### AIM
Using the records that follow, reproduce exactly the lines starting at the line containing "Clone this chart" and ending at the line containing "8.44, 8.37, 8.32];". Include both end lines and no pictures.

### DATA SHOWN
#####

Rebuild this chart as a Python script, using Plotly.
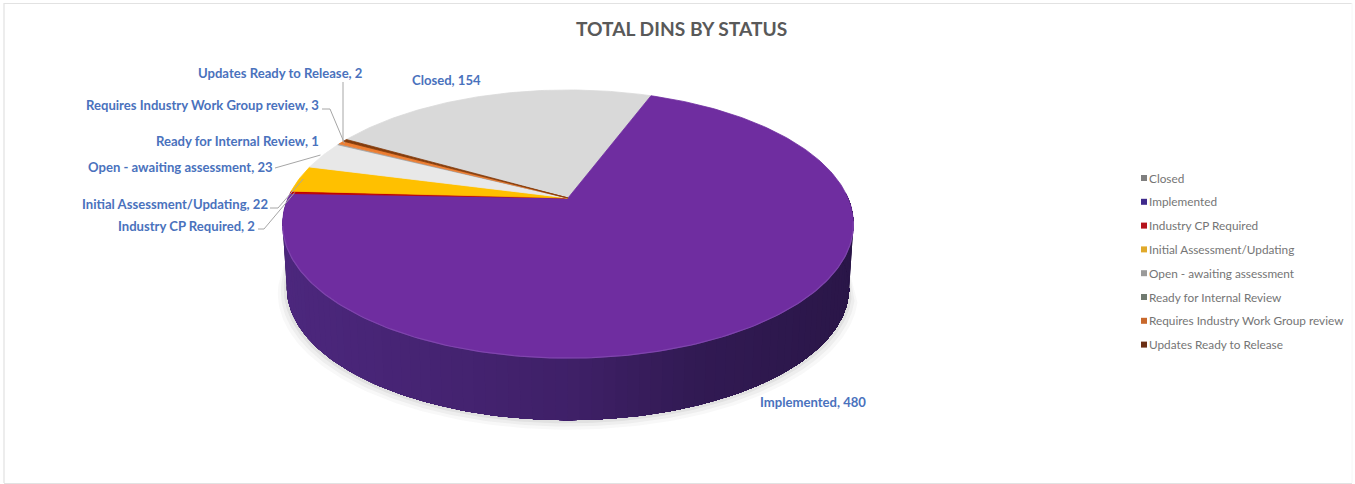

#####

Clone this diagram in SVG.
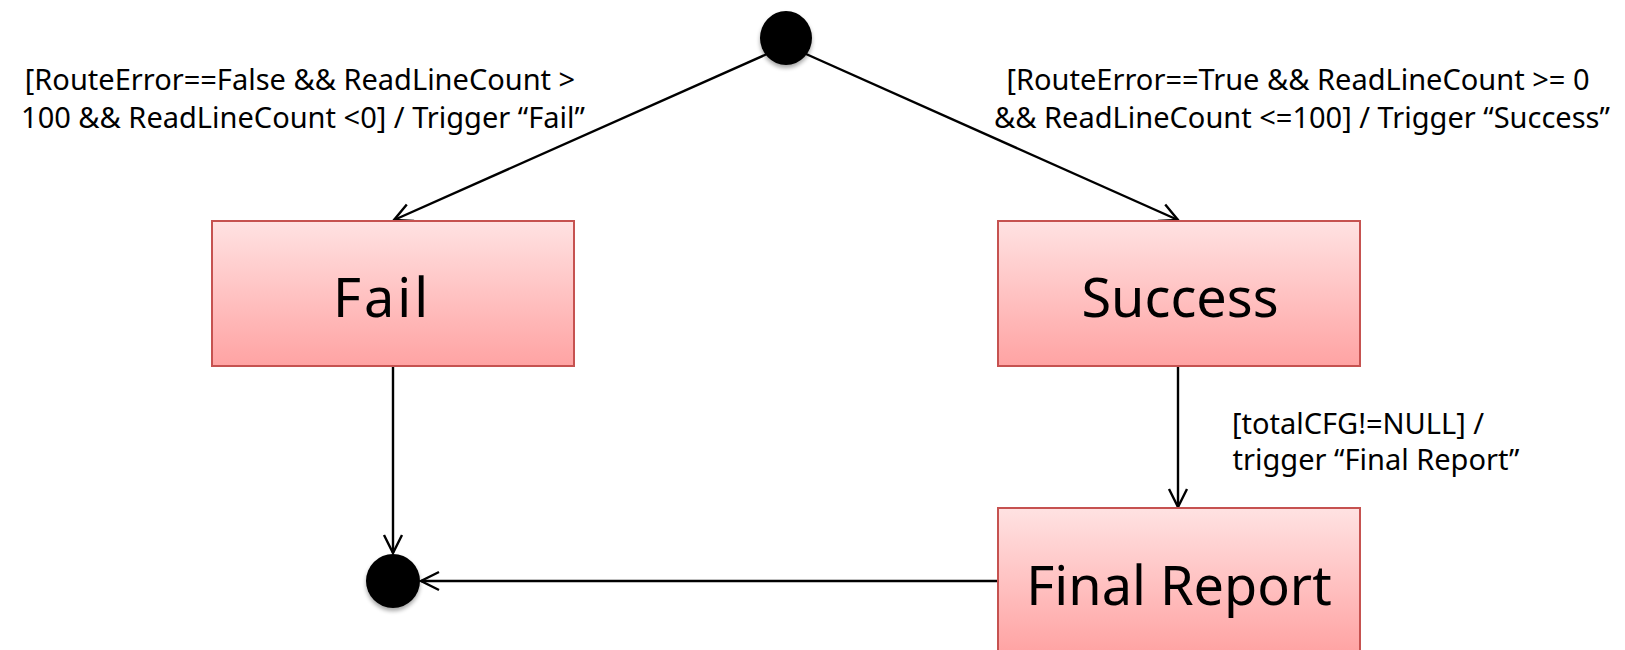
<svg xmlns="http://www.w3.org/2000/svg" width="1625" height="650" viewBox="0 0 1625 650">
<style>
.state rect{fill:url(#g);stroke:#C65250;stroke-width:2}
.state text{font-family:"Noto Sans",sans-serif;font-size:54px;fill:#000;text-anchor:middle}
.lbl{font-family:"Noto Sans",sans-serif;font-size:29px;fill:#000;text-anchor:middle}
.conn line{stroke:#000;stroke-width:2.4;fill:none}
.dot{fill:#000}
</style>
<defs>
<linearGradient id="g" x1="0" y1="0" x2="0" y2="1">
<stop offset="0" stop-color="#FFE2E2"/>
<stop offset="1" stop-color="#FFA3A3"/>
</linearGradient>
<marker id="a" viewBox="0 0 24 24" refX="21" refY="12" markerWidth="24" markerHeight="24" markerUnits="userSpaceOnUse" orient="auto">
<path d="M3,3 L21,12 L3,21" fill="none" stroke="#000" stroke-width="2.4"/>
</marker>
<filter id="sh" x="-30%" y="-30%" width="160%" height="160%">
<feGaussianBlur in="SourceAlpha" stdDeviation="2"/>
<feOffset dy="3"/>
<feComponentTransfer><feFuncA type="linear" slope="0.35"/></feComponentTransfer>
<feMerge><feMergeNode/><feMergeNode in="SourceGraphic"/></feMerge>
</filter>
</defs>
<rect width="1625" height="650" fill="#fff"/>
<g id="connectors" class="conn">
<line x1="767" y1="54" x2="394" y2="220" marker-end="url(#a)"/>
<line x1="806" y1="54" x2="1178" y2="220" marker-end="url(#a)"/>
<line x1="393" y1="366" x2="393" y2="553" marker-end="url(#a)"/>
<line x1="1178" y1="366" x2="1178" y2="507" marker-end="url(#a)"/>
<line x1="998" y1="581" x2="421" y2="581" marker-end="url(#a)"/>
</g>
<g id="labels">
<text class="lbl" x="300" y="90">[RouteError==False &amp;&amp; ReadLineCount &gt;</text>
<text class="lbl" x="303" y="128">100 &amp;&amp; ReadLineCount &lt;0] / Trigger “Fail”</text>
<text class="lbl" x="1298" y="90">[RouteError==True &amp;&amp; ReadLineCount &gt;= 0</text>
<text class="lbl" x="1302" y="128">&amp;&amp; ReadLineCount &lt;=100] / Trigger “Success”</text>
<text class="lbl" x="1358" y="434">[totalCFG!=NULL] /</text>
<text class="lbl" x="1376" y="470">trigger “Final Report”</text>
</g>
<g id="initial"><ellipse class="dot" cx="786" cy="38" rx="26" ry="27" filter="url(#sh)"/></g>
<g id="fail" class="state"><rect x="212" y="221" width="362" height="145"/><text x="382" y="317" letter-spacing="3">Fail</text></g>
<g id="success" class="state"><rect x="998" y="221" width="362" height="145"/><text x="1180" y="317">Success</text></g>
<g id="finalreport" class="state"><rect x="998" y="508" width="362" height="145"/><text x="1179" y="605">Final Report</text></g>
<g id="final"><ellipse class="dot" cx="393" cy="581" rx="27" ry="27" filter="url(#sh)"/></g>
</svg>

#####

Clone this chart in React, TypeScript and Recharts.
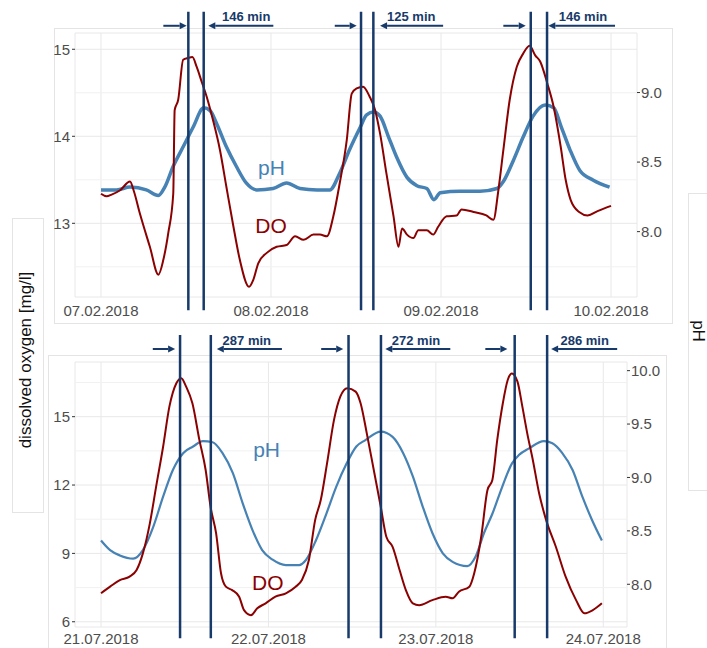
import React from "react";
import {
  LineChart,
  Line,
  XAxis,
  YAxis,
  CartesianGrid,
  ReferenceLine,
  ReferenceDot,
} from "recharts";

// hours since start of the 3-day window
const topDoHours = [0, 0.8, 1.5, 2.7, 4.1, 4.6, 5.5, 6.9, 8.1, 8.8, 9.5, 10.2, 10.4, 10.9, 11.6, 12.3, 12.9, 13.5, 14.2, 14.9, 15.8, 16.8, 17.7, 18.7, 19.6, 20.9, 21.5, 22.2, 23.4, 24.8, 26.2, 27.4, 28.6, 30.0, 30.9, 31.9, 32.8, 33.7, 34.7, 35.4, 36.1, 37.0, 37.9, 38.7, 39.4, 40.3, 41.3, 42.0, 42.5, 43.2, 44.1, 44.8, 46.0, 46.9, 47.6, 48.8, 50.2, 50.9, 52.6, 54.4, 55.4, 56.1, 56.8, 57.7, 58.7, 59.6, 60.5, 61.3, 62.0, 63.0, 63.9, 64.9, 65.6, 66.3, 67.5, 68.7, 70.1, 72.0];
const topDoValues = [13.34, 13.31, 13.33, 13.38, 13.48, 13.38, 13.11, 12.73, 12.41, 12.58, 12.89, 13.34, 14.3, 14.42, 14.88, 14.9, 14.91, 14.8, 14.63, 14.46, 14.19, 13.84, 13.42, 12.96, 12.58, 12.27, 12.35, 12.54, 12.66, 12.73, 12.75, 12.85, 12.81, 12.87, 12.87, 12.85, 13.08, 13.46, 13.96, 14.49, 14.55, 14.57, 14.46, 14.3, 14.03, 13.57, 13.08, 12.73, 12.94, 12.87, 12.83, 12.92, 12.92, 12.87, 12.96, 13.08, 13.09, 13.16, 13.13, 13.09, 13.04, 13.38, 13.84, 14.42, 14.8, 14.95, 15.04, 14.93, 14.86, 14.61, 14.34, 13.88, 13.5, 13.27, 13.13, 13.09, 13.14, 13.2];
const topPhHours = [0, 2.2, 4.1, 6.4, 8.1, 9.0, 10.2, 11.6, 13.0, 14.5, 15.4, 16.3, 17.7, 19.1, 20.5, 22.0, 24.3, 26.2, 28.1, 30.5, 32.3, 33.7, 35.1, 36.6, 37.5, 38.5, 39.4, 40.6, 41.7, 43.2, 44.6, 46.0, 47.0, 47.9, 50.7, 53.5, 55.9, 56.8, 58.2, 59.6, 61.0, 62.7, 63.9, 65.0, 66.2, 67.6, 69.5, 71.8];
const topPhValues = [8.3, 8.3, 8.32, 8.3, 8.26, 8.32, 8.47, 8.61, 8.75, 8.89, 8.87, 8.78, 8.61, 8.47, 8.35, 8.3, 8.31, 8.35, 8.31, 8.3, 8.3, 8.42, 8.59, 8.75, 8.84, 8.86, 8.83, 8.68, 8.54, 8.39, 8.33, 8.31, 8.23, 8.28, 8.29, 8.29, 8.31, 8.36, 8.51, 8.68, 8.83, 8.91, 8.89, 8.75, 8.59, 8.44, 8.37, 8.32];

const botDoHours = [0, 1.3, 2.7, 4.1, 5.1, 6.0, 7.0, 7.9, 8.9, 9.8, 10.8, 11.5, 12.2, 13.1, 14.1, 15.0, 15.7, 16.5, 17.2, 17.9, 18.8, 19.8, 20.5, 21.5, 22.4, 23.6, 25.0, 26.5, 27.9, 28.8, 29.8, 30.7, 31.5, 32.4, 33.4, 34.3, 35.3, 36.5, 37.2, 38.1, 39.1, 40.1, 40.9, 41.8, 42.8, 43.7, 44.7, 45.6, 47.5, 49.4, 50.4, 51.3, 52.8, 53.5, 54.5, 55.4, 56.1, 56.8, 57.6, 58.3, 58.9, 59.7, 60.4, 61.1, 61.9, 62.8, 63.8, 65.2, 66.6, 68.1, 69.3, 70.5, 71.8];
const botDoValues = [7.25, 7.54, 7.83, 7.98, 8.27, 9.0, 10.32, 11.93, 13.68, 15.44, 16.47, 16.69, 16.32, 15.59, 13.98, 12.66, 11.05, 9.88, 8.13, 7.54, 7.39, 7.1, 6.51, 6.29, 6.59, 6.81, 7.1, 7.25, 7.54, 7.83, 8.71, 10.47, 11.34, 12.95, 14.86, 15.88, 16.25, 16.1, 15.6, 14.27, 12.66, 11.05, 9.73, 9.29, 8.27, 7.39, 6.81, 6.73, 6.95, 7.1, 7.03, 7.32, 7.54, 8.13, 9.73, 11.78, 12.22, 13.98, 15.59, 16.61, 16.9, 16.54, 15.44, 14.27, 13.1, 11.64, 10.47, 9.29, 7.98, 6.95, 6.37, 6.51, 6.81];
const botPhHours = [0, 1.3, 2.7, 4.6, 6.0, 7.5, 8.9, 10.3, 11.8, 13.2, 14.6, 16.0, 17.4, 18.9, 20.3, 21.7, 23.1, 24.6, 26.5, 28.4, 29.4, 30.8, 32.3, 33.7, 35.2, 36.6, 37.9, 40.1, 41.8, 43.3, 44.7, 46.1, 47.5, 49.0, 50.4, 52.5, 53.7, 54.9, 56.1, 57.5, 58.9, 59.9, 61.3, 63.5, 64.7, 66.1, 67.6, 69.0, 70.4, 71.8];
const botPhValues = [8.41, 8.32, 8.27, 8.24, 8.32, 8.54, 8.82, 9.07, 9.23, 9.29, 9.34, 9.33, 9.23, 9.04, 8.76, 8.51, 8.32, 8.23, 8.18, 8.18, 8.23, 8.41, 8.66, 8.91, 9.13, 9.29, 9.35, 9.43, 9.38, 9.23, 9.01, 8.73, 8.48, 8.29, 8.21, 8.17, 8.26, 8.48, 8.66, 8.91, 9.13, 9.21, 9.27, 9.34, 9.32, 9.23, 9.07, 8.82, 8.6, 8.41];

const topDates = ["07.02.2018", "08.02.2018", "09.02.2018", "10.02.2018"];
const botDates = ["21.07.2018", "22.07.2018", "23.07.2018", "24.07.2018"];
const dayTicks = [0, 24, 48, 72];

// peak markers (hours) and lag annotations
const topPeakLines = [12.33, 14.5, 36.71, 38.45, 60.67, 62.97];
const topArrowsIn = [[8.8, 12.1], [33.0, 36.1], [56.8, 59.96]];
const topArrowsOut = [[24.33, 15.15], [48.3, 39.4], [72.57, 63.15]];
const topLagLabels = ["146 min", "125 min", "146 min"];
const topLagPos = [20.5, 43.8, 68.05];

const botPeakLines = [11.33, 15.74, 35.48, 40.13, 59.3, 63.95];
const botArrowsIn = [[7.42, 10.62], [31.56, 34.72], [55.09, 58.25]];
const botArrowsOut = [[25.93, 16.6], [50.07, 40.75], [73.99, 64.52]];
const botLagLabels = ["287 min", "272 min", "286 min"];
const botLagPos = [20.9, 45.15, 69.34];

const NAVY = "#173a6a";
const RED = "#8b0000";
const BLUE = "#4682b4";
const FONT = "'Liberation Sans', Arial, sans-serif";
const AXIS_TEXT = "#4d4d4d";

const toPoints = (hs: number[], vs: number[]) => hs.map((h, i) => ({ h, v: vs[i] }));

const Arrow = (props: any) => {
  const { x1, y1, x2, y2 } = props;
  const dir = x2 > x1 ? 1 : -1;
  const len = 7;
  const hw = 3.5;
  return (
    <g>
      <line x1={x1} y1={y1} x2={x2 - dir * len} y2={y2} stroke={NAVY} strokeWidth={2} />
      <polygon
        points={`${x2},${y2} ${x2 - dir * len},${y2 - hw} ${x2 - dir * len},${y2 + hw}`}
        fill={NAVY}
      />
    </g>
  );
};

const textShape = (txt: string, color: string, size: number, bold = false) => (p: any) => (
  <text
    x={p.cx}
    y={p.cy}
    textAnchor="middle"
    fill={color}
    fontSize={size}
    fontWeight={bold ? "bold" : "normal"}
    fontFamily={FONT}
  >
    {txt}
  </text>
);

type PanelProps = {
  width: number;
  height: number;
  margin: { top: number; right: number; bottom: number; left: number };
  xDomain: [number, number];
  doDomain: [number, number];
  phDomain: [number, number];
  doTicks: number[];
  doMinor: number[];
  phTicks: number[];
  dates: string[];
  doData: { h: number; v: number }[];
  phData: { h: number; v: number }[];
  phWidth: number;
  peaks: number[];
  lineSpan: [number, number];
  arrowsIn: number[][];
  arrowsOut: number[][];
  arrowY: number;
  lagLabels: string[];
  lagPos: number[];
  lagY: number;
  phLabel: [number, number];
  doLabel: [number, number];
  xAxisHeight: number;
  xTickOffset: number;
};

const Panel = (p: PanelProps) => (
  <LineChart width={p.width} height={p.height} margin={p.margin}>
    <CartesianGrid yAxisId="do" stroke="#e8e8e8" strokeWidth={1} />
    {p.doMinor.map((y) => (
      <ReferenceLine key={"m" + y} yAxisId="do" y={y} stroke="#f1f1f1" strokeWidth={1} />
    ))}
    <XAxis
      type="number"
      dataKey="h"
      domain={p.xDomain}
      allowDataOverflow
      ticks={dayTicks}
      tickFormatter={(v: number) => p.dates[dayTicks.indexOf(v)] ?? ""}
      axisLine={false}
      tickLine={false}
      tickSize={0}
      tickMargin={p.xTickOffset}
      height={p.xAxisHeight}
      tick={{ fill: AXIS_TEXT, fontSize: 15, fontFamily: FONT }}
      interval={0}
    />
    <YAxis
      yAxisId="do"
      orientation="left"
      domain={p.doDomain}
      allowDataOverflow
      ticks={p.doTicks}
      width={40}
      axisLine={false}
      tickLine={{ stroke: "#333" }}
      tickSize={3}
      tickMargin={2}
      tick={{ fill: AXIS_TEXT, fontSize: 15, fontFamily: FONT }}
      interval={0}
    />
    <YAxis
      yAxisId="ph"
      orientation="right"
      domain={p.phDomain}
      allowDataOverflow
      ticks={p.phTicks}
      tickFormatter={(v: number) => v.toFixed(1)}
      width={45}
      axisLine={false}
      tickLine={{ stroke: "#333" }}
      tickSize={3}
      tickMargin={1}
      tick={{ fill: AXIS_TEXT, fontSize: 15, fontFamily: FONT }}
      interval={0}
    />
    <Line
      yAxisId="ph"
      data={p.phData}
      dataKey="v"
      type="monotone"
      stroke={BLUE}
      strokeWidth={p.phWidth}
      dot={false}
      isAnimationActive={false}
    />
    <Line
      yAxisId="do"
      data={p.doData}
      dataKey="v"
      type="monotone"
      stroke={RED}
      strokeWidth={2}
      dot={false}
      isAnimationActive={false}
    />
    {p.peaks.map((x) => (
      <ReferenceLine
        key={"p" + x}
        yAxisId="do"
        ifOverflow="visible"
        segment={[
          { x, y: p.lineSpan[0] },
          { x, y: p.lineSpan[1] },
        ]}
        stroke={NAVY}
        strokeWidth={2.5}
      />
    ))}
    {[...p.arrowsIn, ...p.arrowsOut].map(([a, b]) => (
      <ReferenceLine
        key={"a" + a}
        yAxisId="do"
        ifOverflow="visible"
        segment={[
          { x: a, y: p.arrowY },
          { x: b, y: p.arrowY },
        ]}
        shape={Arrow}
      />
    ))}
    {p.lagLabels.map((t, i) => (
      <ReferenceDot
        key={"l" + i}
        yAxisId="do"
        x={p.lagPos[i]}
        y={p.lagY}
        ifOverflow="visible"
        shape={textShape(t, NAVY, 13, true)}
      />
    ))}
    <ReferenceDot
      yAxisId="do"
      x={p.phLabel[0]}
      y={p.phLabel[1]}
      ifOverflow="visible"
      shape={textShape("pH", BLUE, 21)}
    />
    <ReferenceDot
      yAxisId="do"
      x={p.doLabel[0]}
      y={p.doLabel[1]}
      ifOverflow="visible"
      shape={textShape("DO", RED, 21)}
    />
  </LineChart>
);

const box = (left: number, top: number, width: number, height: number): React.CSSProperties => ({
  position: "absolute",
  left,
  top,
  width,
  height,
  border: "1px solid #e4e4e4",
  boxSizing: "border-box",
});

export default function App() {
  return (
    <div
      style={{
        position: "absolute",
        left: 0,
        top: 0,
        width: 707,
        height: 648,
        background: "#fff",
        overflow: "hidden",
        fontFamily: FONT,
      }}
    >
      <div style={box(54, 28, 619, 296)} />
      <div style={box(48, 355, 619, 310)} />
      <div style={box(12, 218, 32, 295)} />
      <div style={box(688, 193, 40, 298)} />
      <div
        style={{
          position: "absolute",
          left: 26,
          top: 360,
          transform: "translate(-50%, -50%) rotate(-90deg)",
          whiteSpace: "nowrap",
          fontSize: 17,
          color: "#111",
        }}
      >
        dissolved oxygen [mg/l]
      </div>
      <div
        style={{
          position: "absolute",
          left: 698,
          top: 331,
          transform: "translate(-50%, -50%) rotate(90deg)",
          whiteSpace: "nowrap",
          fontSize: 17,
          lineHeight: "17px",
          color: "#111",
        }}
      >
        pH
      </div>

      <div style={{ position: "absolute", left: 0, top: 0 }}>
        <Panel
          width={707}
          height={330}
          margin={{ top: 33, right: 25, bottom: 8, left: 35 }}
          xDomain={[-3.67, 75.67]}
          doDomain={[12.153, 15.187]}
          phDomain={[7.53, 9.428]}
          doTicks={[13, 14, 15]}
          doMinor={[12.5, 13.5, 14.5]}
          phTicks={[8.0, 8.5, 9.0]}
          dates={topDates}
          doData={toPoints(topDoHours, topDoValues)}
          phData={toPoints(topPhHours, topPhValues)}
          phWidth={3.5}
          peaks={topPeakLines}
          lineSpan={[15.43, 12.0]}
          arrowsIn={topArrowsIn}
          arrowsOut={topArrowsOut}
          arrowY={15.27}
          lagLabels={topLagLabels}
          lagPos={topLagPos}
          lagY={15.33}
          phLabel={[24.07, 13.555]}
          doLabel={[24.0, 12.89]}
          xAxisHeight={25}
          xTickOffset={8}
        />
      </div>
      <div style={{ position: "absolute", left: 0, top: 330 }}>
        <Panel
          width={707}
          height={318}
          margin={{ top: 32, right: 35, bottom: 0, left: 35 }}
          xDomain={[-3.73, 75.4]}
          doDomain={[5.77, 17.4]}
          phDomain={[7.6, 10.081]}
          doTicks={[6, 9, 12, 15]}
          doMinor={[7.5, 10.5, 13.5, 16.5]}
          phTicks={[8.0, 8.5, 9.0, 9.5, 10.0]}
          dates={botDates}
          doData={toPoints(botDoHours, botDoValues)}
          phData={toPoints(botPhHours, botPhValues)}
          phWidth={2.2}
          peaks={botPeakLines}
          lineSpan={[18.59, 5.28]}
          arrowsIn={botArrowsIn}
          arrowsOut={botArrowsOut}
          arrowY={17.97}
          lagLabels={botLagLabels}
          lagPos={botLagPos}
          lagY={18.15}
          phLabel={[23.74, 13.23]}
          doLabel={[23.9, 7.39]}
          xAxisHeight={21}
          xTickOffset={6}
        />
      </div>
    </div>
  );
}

#####

### EXERCISE RESPONSE
Clone this chart in React, TypeScript and Recharts.
import React from "react";
import {
  LineChart,
  Line,
  XAxis,
  YAxis,
  CartesianGrid,
  ReferenceLine,
  ReferenceDot,
} from "recharts";

// hours since start of the 3-day window
const topDoHours = [0, 0.8, 1.5, 2.7, 4.1, 4.6, 5.5, 6.9, 8.1, 8.8, 9.5, 10.2, 10.4, 10.9, 11.6, 12.3, 12.9, 13.5, 14.2, 14.9, 15.8, 16.8, 17.7, 18.7, 19.6, 20.9, 21.5, 22.2, 23.4, 24.8, 26.2, 27.4, 28.6, 30.0, 30.9, 31.9, 32.8, 33.7, 34.7, 35.4, 36.1, 37.0, 37.9, 38.7, 39.4, 40.3, 41.3, 42.0, 42.5, 43.2, 44.1, 44.8, 46.0, 46.9, 47.6, 48.8, 50.2, 50.9, 52.6, 54.4, 55.4, 56.1, 56.8, 57.7, 58.7, 59.6, 60.5, 61.3, 62.0, 63.0, 63.9, 64.9, 65.6, 66.3, 67.5, 68.7, 70.1, 72.0];
const topDoValues = [13.34, 13.31, 13.33, 13.38, 13.48, 13.38, 13.11, 12.73, 12.41, 12.58, 12.89, 13.34, 14.3, 14.42, 14.88, 14.9, 14.91, 14.8, 14.63, 14.46, 14.19, 13.84, 13.42, 12.96, 12.58, 12.27, 12.35, 12.54, 12.66, 12.73, 12.75, 12.85, 12.81, 12.87, 12.87, 12.85, 13.08, 13.46, 13.96, 14.49, 14.55, 14.57, 14.46, 14.3, 14.03, 13.57, 13.08, 12.73, 12.94, 12.87, 12.83, 12.92, 12.92, 12.87, 12.96, 13.08, 13.09, 13.16, 13.13, 13.09, 13.04, 13.38, 13.84, 14.42, 14.8, 14.95, 15.04, 14.93, 14.86, 14.61, 14.34, 13.88, 13.5, 13.27, 13.13, 13.09, 13.14, 13.2];
const topPhHours = [0, 2.2, 4.1, 6.4, 8.1, 9.0, 10.2, 11.6, 13.0, 14.5, 15.4, 16.3, 17.7, 19.1, 20.5, 22.0, 24.3, 26.2, 28.1, 30.5, 32.3, 33.7, 35.1, 36.6, 37.5, 38.5, 39.4, 40.6, 41.7, 43.2, 44.6, 46.0, 47.0, 47.9, 50.7, 53.5, 55.9, 56.8, 58.2, 59.6, 61.0, 62.7, 63.9, 65.0, 66.2, 67.6, 69.5, 71.8];
const topPhValues = [8.3, 8.3, 8.32, 8.3, 8.26, 8.32, 8.47, 8.61, 8.75, 8.89, 8.87, 8.78, 8.61, 8.47, 8.35, 8.3, 8.31, 8.35, 8.31, 8.3, 8.3, 8.42, 8.59, 8.75, 8.84, 8.86, 8.83, 8.68, 8.54, 8.39, 8.33, 8.31, 8.23, 8.28, 8.29, 8.29, 8.31, 8.36, 8.51, 8.68, 8.83, 8.91, 8.89, 8.75, 8.59, 8.44, 8.37, 8.32];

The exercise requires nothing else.